[Exercise data]
------------------------------------------------------------

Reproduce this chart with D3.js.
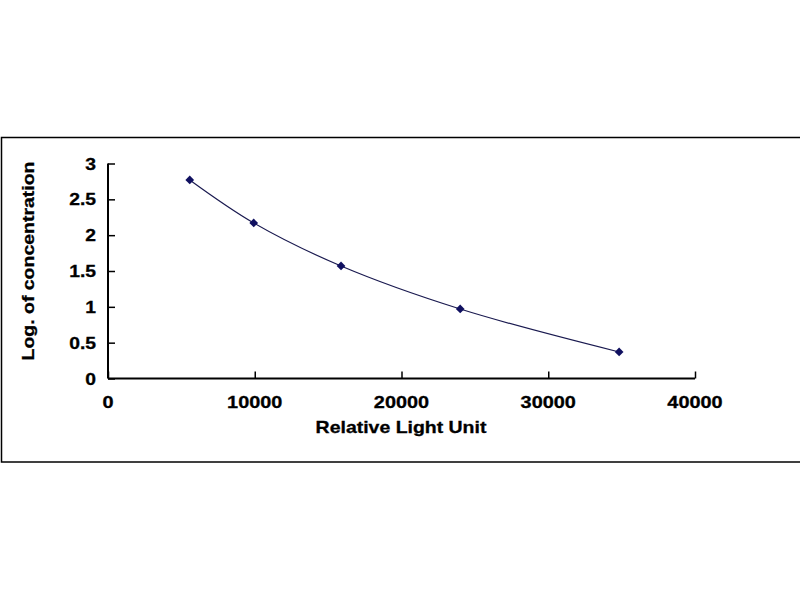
<!DOCTYPE html>
<html><head><meta charset="utf-8">
<script src="https://cdn.jsdelivr.net/npm/d3@7"></script>
<style>body{margin:0;background:#fff}svg{display:block}</style>
</head><body>
<script>
const rlu = [5570, 9930, 15880, 24000, 34830];
const logConc = [2.77, 2.17, 1.57, 0.97, 0.37];
const xTicks = [0, 10000, 20000, 30000, 40000];
const yTicks = [0, 0.5, 1, 1.5, 2, 2.5, 3];
const xTitle = "Relative Light Unit";
const yTitle = "Log. of concentration";

const W = 800, H = 600;
const svg = d3.select("body").append("svg").attr("width", W).attr("height", H);

// frame
svg.append("rect").attr("x", 1.5).attr("y", 137.5).attr("width", 810).attr("height", 324.5)
  .attr("fill", "none").attr("stroke", "#000").attr("stroke-width", 1.5);

const x = d3.scaleLinear().domain([0, 40000]).range([108, 695]);
const y = d3.scaleLinear().domain([0, 3]).range([378.5, 163.5]);

const font = "Arial, 'Liberation Sans', sans-serif";
const SX = 1.17;

const xa = svg.append("g").attr("transform", `translate(0,${y(0)})`)
  .call(d3.axisTop(x).tickValues(xTicks).tickSize(7).tickFormat(""));
xa.select(".domain").attr("stroke-width", 2).attr("d", `M${x(0)},0H${x(40000)}`);
xa.selectAll(".tick line").attr("stroke-width", 1.5);
svg.append("g").selectAll("text").data(xTicks).join("text")
  .attr("transform", d => `translate(${x(d)},${y(0) + 29}) scale(${SX},1)`)
  .attr("text-anchor", "middle").attr("font-family", font).attr("font-weight", "bold")
  .attr("font-size", 17).attr("stroke", "#000").attr("stroke-width", 0.3).text(d => d);

const ya = svg.append("g").attr("transform", `translate(${x(0)},0)`)
  .call(d3.axisRight(y).tickValues(yTicks).tickSize(7).tickFormat(""));
ya.select(".domain").attr("stroke-width", 2).attr("d", `M0,${y(0)}V${y(3)}`);
ya.selectAll(".tick line").attr("stroke-width", 1.5);
svg.append("g").selectAll("text").data(yTicks).join("text")
  .attr("transform", d => `translate(96,${y(d) + 6}) scale(${SX},1)`)
  .attr("text-anchor", "end").attr("font-family", font).attr("font-weight", "bold")
  .attr("font-size", 16.5).attr("stroke", "#000").attr("stroke-width", 0.3).text(d => d);

svg.append("text").attr("transform", `translate(401,433) scale(1.18,1)`).attr("text-anchor", "middle")
  .attr("font-family", font).attr("font-weight", "bold").attr("font-size", 16.5)
  .attr("stroke", "#000").attr("stroke-width", 0.3).text(xTitle);
svg.append("text").attr("transform", `translate(34,261) rotate(-90) scale(1.18,1)`)
  .attr("text-anchor", "middle").attr("font-family", font).attr("font-weight", "bold")
  .attr("font-size", 16.5).attr("stroke", "#000").attr("stroke-width", 0.3).text(yTitle);

const pts = rlu.map((v, i) => [x(v), y(logConc[i])]);
svg.append("path").attr("d", d3.line().curve(d3.curveCatmullRom.alpha(0.5))(pts))
  .attr("fill", "none").attr("stroke", "#1a1a50").attr("stroke-width", 1.2);
svg.append("g").selectAll("path").data(pts).join("path")
  .attr("transform", d => `translate(${d[0]},${d[1]}) rotate(45)`)
  .attr("d", d3.symbol(d3.symbolSquare, 38)).attr("fill", "#101060");
</script>
</body></html>
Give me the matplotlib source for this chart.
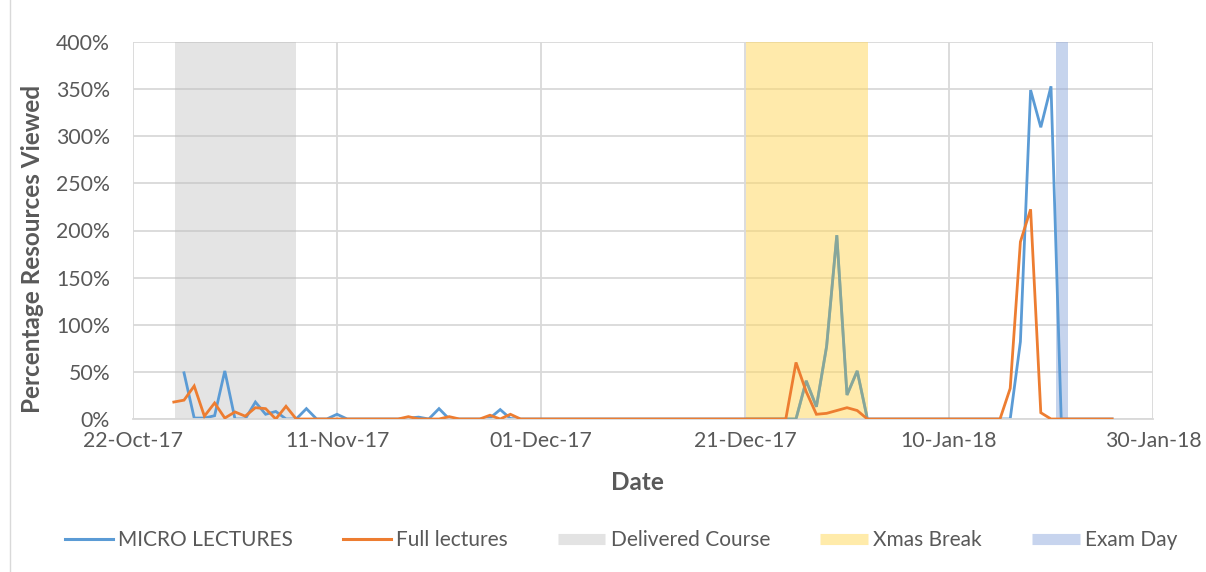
import numpy as np
import pandas as pd
import matplotlib
matplotlib.use("Agg")
import matplotlib.pyplot as plt
import matplotlib.dates as mdates
from matplotlib.ticker import PercentFormatter
from matplotlib.lines import Line2D
from matplotlib.patches import Rectangle

# ---------------- data ----------------
start_date = "2017-10-26"
micro_lectures = [
    np.nan, 49, 1, 1, 3.5, 51, 0, 0, 18, 5,
    8, 0, 0, 11, 0, 0, 5, 0, 0, 0,
    0, 0, 0, 1, 2, 0, 11, 0, 0, 0,
    0, 1, 10, 0.5, 0, 0, 0, 0, 0, 0,
    0, 0, 0, 0, 0, 0, 0, 0, 0, 0,
    0, 0, 0, 0, 0, 0, 0, 0, 0, 0,
    0, 0, 40.5, 13, 77, 195, 25.5, 51, 0, 0,
    0, 0, 0, 0, 0, 0, 0, 0, 0, 0,
    0, 0, 0, 82, 349, 309.5, 353, 0, 0, 0,
    0, 0, 0,
]
full_lectures = [
    18, 20, 35, 3, 17, 1, 7.5, 3, 12, 11,
    0, 13.5, 0, 0, 0, 0, 0, 0, 0, 0,
    0, 0, 0, 2.5, 0, 0, 0, 2.5, 0, 0,
    0, 4, 0, 5, 0, 0, 0, 0, 0, 0,
    0, 0, 0, 0, 0, 0, 0, 0, 0, 0,
    0, 0, 0, 0, 0, 0, 0, 0, 0, 0,
    0, 60, 29, 5, 6, 9, 12, 9, 0, 0,
    0, 0, 0, 0, 0, 0, 0, 0, 0, 0,
    0, 0, 32.5, 188, 222.5, 6.7, 0, 0, 0, 0,
    0, 0, 0,
]
delivered_course = ("2017-10-26 02:00", "2017-11-07 00:00")
xmas_break = ("2017-12-21 02:00", "2018-01-02 02:00")
exam_day = ("2018-01-20 12:00", "2018-01-21 17:00")
x_ticks = ["2017-10-22", "2017-11-11", "2017-12-01", "2017-12-21", "2018-01-10", "2018-01-30"]
y_ticks = [0, 50, 100, 150, 200, 250, 300, 350, 400]

dates = pd.date_range(start_date, periods=len(full_lectures), freq="D")

# ---------------- style ----------------
plt.rcParams["font.family"] = ["Lato", "DejaVu Sans"]
TXT = "#595959"
BLUE = "#5B9BD5"
ORANGE = "#ED7D31"
GRID = "#D9D9D9"

W, H = 1206, 572
fig = plt.figure(figsize=(W / 100, H / 100), dpi=100)
ax = fig.add_axes([133 / W, 1 - 419 / H, (1153 - 133) / W, (419 - 42) / H])

# outer chart frame (left edge)
fig.add_artist(Line2D([9.5 / W, 9.5 / W], [0, 1], transform=fig.transFigure,
                      color="#D9D9D9", lw=1))

ax.set_xlim(pd.Timestamp("2017-10-22"), pd.Timestamp("2018-01-30"))
ax.set_ylim(0, 400)

ax.set_axisbelow(True)
ax.grid(True, color=GRID, lw=1.3, zorder=0)

# shaded periods
ax.axvspan(pd.Timestamp(delivered_course[0]), pd.Timestamp(delivered_course[1]),
           color="#BFBFBF", alpha=0.42, lw=0, zorder=1)
ax.axvspan(pd.Timestamp(exam_day[0]), pd.Timestamp(exam_day[1]),
           color="#8FAADC", alpha=0.5, lw=0, zorder=1)

# lines
ax.plot(dates, micro_lectures, color=BLUE, lw=2.0, zorder=2,
        solid_joinstyle="miter")
ax.axvspan(pd.Timestamp(xmas_break[0]), pd.Timestamp(xmas_break[1]),
           color="#FFD966", alpha=0.55, lw=0, zorder=2.5)
# blue line as seen through the Xmas band
tinted, = ax.plot(dates, micro_lectures, color="#86A69B", lw=2.0, zorder=2.6,
                  solid_joinstyle="miter")
x0 = mdates.date2num(pd.Timestamp(xmas_break[0]))
x1 = mdates.date2num(pd.Timestamp(xmas_break[1]))
clip = Rectangle((x0, 0), x1 - x0, 400, transform=ax.transData)
tinted.set_clip_path(clip)
ax.plot(dates, full_lectures, color=ORANGE, lw=2.0, zorder=3,
        solid_joinstyle="miter")

# axes formatting
for s in ["top", "right", "left"]:
    ax.spines[s].set_visible(False)
ax.spines["bottom"].set_color(GRID)
ax.spines["bottom"].set_linewidth(1.3)

ax.set_xticks([pd.Timestamp(t) for t in x_ticks])
ax.xaxis.set_major_formatter(mdates.DateFormatter("%d-%b-%y"))
ax.set_yticks(y_ticks)
ax.yaxis.set_major_formatter(PercentFormatter(xmax=100, decimals=0))
ax.tick_params(axis="both", length=0, labelsize=15.3, labelcolor=TXT)
ax.tick_params(axis="y", pad=16.5)
ax.tick_params(axis="x", pad=8.5)

fig.text(33 / W, 1 - 249 / H, "Percentage Resources Viewed", rotation=90,
         ha="center", va="center", fontsize=17.5, fontweight="bold", color=TXT)
fig.text(637 / W, 1 - 483 / H, "Date", ha="center", va="center",
         fontsize=17.5, fontweight="bold", color=TXT)

handles = [
    Line2D([], [], color=BLUE, lw=2.2),
    Line2D([], [], color=ORANGE, lw=2.2),
    Line2D([], [], color="#E3E3E3", lw=8, solid_capstyle="butt"),
    Line2D([], [], color="#FFEBAA", lw=8, solid_capstyle="butt"),
    Line2D([], [], color="#C7D4EE", lw=8, solid_capstyle="butt"),
]
labels = ["MICRO LECTURES", "Full lectures", "Delivered Course", "Xmas Break", "Exam Day"]
fig.legend(handles, labels, loc="center", ncol=5,
           bbox_to_anchor=(621 / W, 1 - 540 / H), frameon=False,
           fontsize=15, handlelength=2.3, handletextpad=0.25,
           columnspacing=2.4, labelcolor=TXT)

fig.savefig("out.png", dpi=100)
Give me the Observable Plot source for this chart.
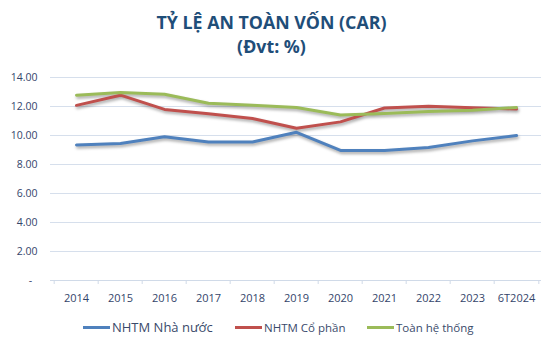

------------------------------------------------------------

[Prompt]
Pictures do not belong in the copy. Reproduce exactly the lines from the one with "Give me the matplotlib source for this chart." to the one with "ax.set_ylim(0, 400)", both lines included.

[Response]
Give me the matplotlib source for this chart.
import numpy as np
import pandas as pd
import matplotlib
matplotlib.use("Agg")
import matplotlib.pyplot as plt
import matplotlib.dates as mdates
from matplotlib.ticker import PercentFormatter
from matplotlib.lines import Line2D
from matplotlib.patches import Rectangle

# ---------------- data ----------------
start_date = "2017-10-26"
micro_lectures = [
    np.nan, 49, 1, 1, 3.5, 51, 0, 0, 18, 5,
    8, 0, 0, 11, 0, 0, 5, 0, 0, 0,
    0, 0, 0, 1, 2, 0, 11, 0, 0, 0,
    0, 1, 10, 0.5, 0, 0, 0, 0, 0, 0,
    0, 0, 0, 0, 0, 0, 0, 0, 0, 0,
    0, 0, 0, 0, 0, 0, 0, 0, 0, 0,
    0, 0, 40.5, 13, 77, 195, 25.5, 51, 0, 0,
    0, 0, 0, 0, 0, 0, 0, 0, 0, 0,
    0, 0, 0, 82, 349, 309.5, 353, 0, 0, 0,
    0, 0, 0,
]
full_lectures = [
    18, 20, 35, 3, 17, 1, 7.5, 3, 12, 11,
    0, 13.5, 0, 0, 0, 0, 0, 0, 0, 0,
    0, 0, 0, 2.5, 0, 0, 0, 2.5, 0, 0,
    0, 4, 0, 5, 0, 0, 0, 0, 0, 0,
    0, 0, 0, 0, 0, 0, 0, 0, 0, 0,
    0, 0, 0, 0, 0, 0, 0, 0, 0, 0,
    0, 60, 29, 5, 6, 9, 12, 9, 0, 0,
    0, 0, 0, 0, 0, 0, 0, 0, 0, 0,
    0, 0, 32.5, 188, 222.5, 6.7, 0, 0, 0, 0,
    0, 0, 0,
]
delivered_course = ("2017-10-26 02:00", "2017-11-07 00:00")
xmas_break = ("2017-12-21 02:00", "2018-01-02 02:00")
exam_day = ("2018-01-20 12:00", "2018-01-21 17:00")
x_ticks = ["2017-10-22", "2017-11-11", "2017-12-01", "2017-12-21", "2018-01-10", "2018-01-30"]
y_ticks = [0, 50, 100, 150, 200, 250, 300, 350, 400]

dates = pd.date_range(start_date, periods=len(full_lectures), freq="D")

# ---------------- style ----------------
plt.rcParams["font.family"] = ["Lato", "DejaVu Sans"]
TXT = "#595959"
BLUE = "#5B9BD5"
ORANGE = "#ED7D31"
GRID = "#D9D9D9"

W, H = 1206, 572
fig = plt.figure(figsize=(W / 100, H / 100), dpi=100)
ax = fig.add_axes([133 / W, 1 - 419 / H, (1153 - 133) / W, (419 - 42) / H])

# outer chart frame (left edge)
fig.add_artist(Line2D([9.5 / W, 9.5 / W], [0, 1], transform=fig.transFigure,
                      color="#D9D9D9", lw=1))

ax.set_xlim(pd.Timestamp("2017-10-22"), pd.Timestamp("2018-01-30"))
ax.set_ylim(0, 400)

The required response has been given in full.